Normal operations resumed Monday at the U.S. National Transportation Safety Board (NTSB) after a 35-day partial shutdown that saw 367 of the agency’s 397 employees furloughed.
The NTSB said that during the partial government shutdown, there were 22 accidents — including 15 aviation accidents that resulted in 21 fatalities — to which the agency did not dispatch investigators; all 22 accidents now require investigative action. The delay means that “perishable evidence may have been lost, which potentially could prevent determination of probable cause for those accidents,” the NTSB said.
During the shutdown, the NTSB halted work on 1,815 ongoing general aviation and limited aviation safety investigations and postponed the scheduled release of its 2019–2020 Most Wanted List of Transportation Safety Improvements as well as a board meeting that was to have determined the probable cause of a March 2017 runway excursion in Ypsilanti, Michigan.

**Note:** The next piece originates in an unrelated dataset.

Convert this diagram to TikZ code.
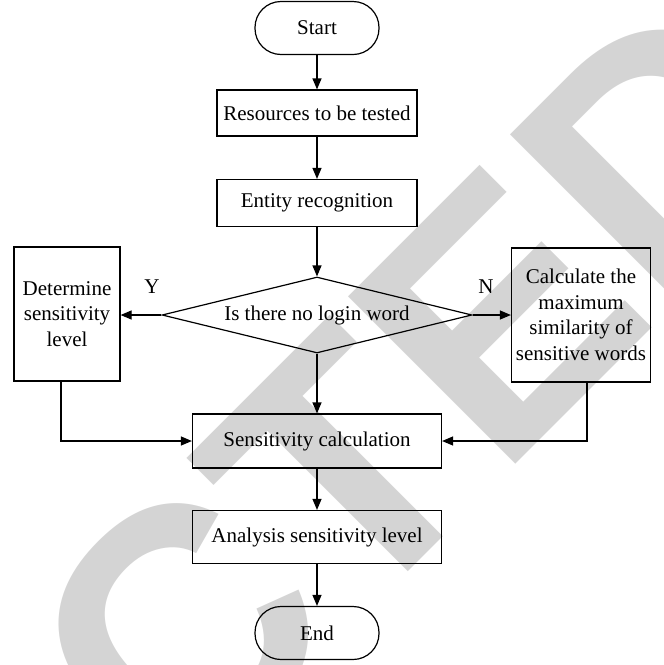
\documentclass[tikz,border=0pt]{standalone}
\usepackage{fontspec}
\setmainfont{Liberation Serif}
\newfontfamily\wmfont{Liberation Sans}
\usetikzlibrary{shapes.geometric,arrows.meta}
\begin{document}
\begin{tikzpicture}[x=0.5pt,y=-0.5pt,
  font=\fontsize{10.5}{12.8}\selectfont,
  box/.style={draw,line width=0.6pt,align=center,inner sep=0pt},
  term/.style={box,rounded corners=13pt,minimum width=62pt,minimum height=26.5pt},
  arr/.style={line width=0.6pt,-{Triangle[length=5.5pt,width=4.5pt]}}]
\useasboundingbox (0,0) rectangle (664,665);
% watermark
\begin{scope}
\clip (0,0) rectangle (664,665);
\node[rotate=45,anchor=base east,inner sep=0pt,text=black!17,
  font=\wmfont\bfseries\fontsize{172}{172}\selectfont] (wm) at (838,142) {RETRACTED};
\end{scope}
% flowchart
\node[term] (start) at (317,28) {Start};
\node[box,minimum width=100pt,minimum height=23pt] (res) at (317,113) {Resources to be tested};
\node[box,minimum width=100pt,minimum height=23.5pt] (ent) at (317,203) {Entity recognition};
\node[diamond,draw,line width=0.6pt,aspect=4,inner sep=0pt,
  minimum width=155pt,minimum height=38pt] (dec) at (317,315) {Is there no login word};
\node[box,minimum width=53pt,minimum height=67pt] (det) at (67,314) {Determine\\sensitivity\\level};
\node[box,minimum width=69.5pt,minimum height=67pt] (calc) at (581,315)
  {Calculate the\\maximum\\similarity of\\sensitive words};
\node[box,minimum width=124.5pt,minimum height=27pt] (sens) at (317,441) {Sensitivity calculation};
\node[box,minimum width=124.5pt,minimum height=26.5pt] (ana) at (317,537) {Analysis sensitivity level};
\node[term] (end) at (317,633) {End};
\node (ylab) at (152,287) {Y};
\node (nlab) at (486,287) {N};
\draw[arr] (start) -- (res);
\draw[arr] (res) -- (ent);
\draw[arr] (ent) -- (dec);
\draw[arr] (dec) -- (sens);
\draw[arr] (sens) -- (ana);
\draw[arr] (ana) -- (end);
\draw[arr] (dec.west) -- (dec.west -| det.east);
\draw[arr] (dec.east) -- (dec.east -| calc.west);
\draw[arr] ([xshift=-3pt]det.south) |- (sens.west);
\draw[arr] ([xshift=3pt]calc.south) |- (sens.east);
\end{tikzpicture}
\end{document}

Release of the Most Wanted List is now scheduled for Feb. 4. No new date has been announced for the runway excursion meeting.
Other meetings and investigative work involving aviation accidents and accidents in other forms of transportation also were interrupted, the NTSB said.
In addition to the 367 furloughed employees, 26 others were exempt from furloughs, and four investigators were recalled to work without pay in support of investigations of three international aviation accidents, the NTSB said.